On 19 June 2019 the ASN asked EDF to rework eight welds on VVP main steam circuit pipework (known as reactor containment building penetration welds), prior to commissioning.

EDF’s proposal for reworking the penetration welds is the use of remotely controlled robots, designed to conduct high-precision operations within the pipework in question. The ASN approved this process on 19 March 2021. All eight of these penetration welds were upgraded in 2021. In late 2022, Stress-Relieving Heat Treatment (SRHT) and final inspection of the eight welds were completed.

Four penetration welds (on the steam generator water supply lines, “ARE”) were also the subject of upgrades. As of the end of 2022, these four welds had been repaired by means of remote controlled robots (6); SRHT and final inspections had also been completed.

The penetration weld upgrading works have now been completed. Works to “re- close” the ARE and VVP lines (reinstalling the sections removed to work on the penetration welds) are now underway.

Other welds

The technical investigation into reworking the welds located on the main secondary circuit with quality shortfalls and/or not complying with the requirements of the break preclusion reference is ongoing. The upgrading works that were begun in summer 2020 and completed at the end of 2022 concerned 45 VVP welds and 41 ARE welds. Non-destructive testing and SRHT are underway.

Deviations observed in the Stress-Relieving Heat Treatment (SRHT) historic process

SRHT is a manufacturing operation that, in addition to giving the welded joint the expected mechanical properties, aims to reduce the residual stresses that develop within a material during a welding operation. SRHT is performed by heating the welded joint for a determined period of time at a temperature of about 600°C (+/-15°C).

(1) In a Decree dated 25 March 2020.

(2) World Association of Nuclear operators.

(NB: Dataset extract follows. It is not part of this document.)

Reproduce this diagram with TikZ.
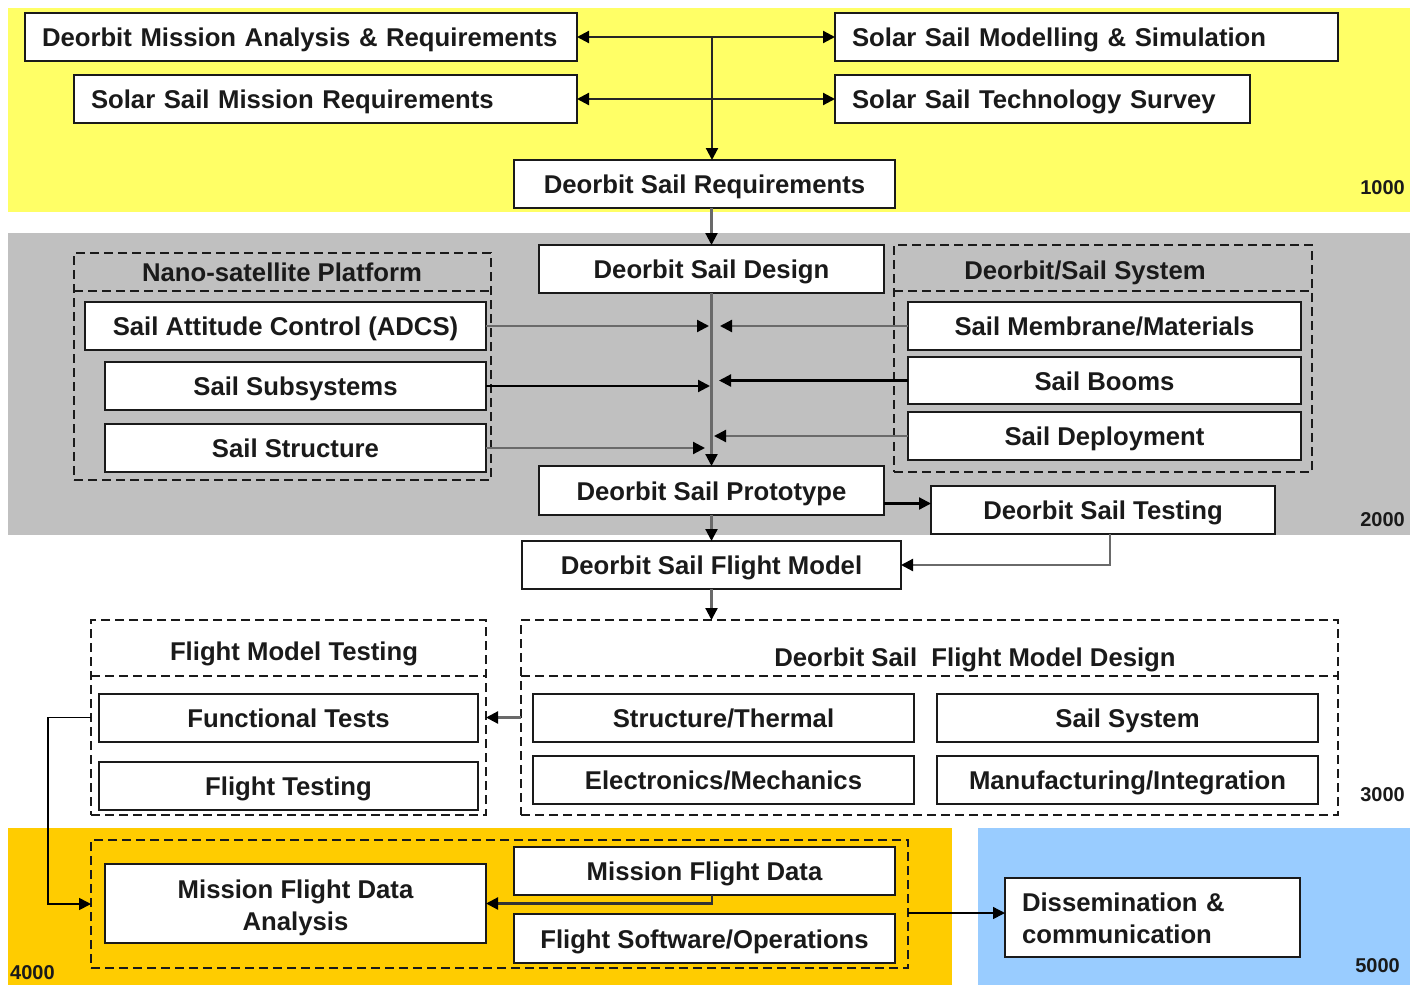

(3) Opinion dated 11 October 2017.

(4) Given that these requirements were stated, the potential for pipes rupturing did not have to be considered during the safety demonstration. This proves, with a high degree of confidence, that accidents are physically impossible or extremely unlikely and that their consequences are limited to acceptable economic conditions.

(5) The initial comprehensive inspection is a regulatory requirement prior to the plant commissioning, which consists, in particular, in examining the welds of the primary and secondary systems. It gives rise to an initial benchmark report on the state of plant before it begins operation.

(6) This process is an adaptation of the one used for VVP penetration repairs.